İnsanlar neden bu zamanda gezegenin her yanında bu kadar çok psişik kişi (medyum) ortaya çıktığını soruyorlar. Çünkü dördüncü boyuta geri dönmek için hazır pek çok insan var ve daha çok gediğe ihtiyaç var da ondan! Siz ışık ve sevgi birliğinin yaşandığı o boyuta girme arzusundasınız, bu yüzden yeni çağda yükselmek ve genişlemek isteyenler için, gedikleri ulaşılabilir kılmak için daha çok varlık geliyor. Bir dördüncü boyut öğretmeni yaşam tarzınızı görmez ya da buna aldırmaz. Onlar sadece sevginizin tarzıyla ve farkındalığınızın odağıyla ilgilenirler.
Siz ancak yargının olmadığı bir alanda bir araya gelebilirsiniz, öyleyse yargıyı terk etmek için elinizden gelen her şeyi yapın. Acı verici şeylerin olduğunu inkar edecek değilsiniz, onlar oluyor, ama onlar inandığınız kadar gerçek değiller. Hatırlayın, dünya her şeyin göreli şekilde gerçek olabileceği görece bir kattır.

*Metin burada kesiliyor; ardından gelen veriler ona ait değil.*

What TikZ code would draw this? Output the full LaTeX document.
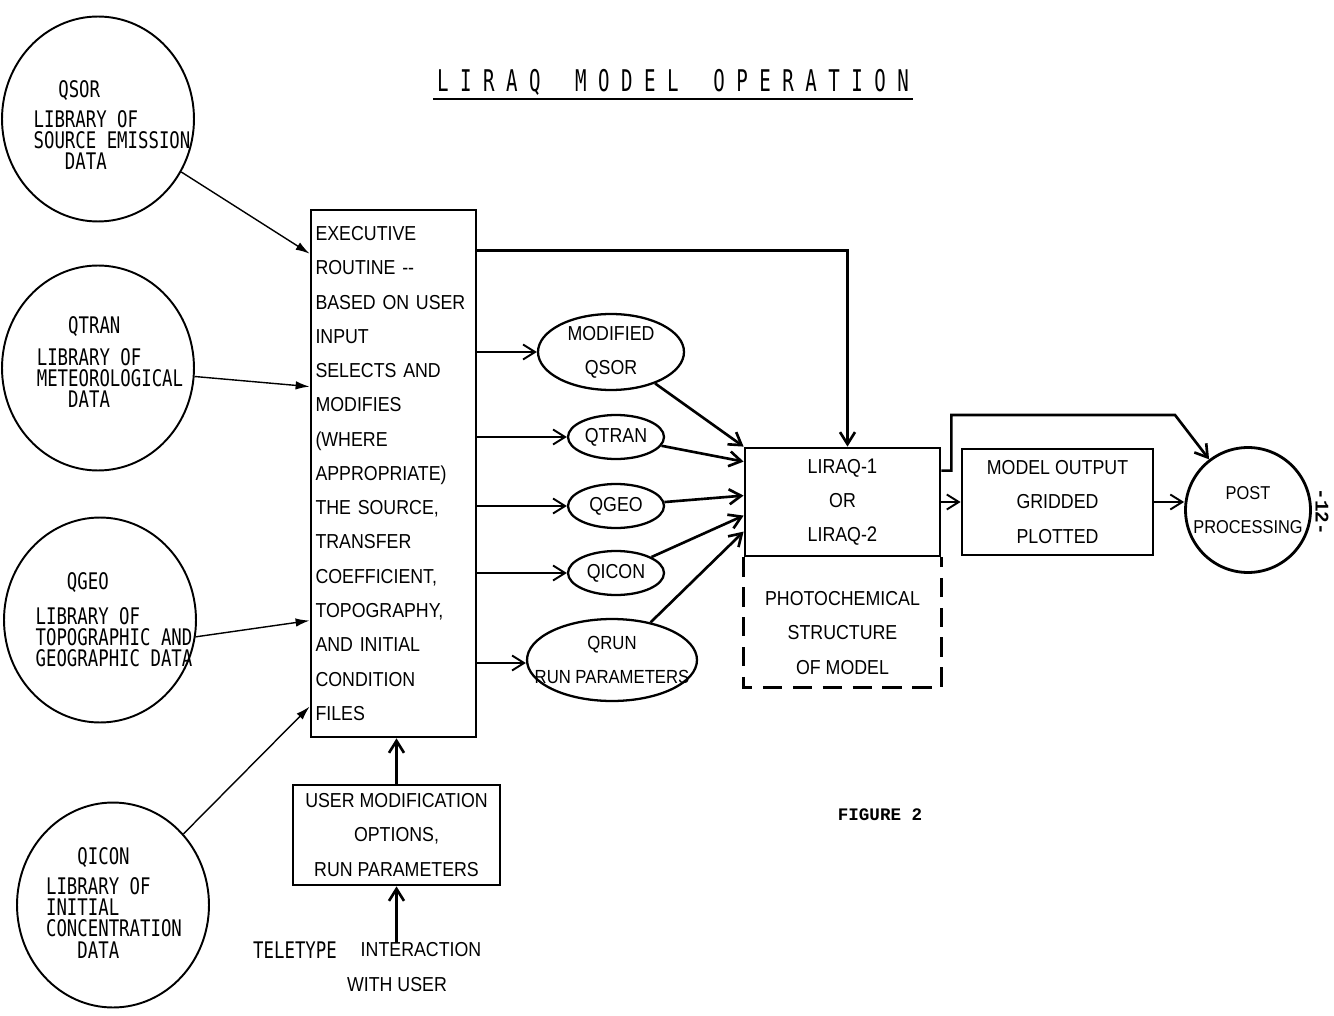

Eğer Tanrının varlığını hissetme ya da Tanrının sesini duyma veya onun ışığını görme arzunuzda samimiyseniz, bunlardan hangisini yapmak istediğinize karar verin. Birini seçin ve günün her saatinde onu arayın, fizik mekanizmanız buna elverişlidir. Eğer bir ermişin bedenini kesip biçecek olsaydınız, onda sizinkinden farklı bir şey bulamayacaktınız. Gizli düğmeler yoktur, gizli şalterler yoktur, gizli bataryalar, piller yoktur, hepiniz aynısınız! Binlerce insan kendi sessiz yöntemiyle şimdi Tanrıyı ya görüyor ya hissediyor ya da işitiyor. Belli belirsiz bir fikir olarak değil, ama iç gözüyle görüyor ya da inanılmaz bir bilinç patlamasıyla hissediyor veya varlığının derinliğinde işitiyor. Bu hayatta en çok istediğiniz şeydir, öyleyse tüm gününüzü bu niyete odaklanmış olarak düzenleyin. Saat be saat, günbegün, sabah kalktıktan sonra, gece yatmadan önce, bulduğunuz her boş vakitte Tanrıyı görmek, işitmek ya da hissetmek istediğinizi hatırlayın. Biliyorum, gazetelerin, dergilerin ve televizyonun daha ilginç olduğunu düşünüyorsunuz, ama size hatırlatırım ki Tanrı çok daha ilginçtir! En olağanüstü aşk ilişkisi bile Tanrının huzurunda olma duygusundan daha heyecan verici değildir.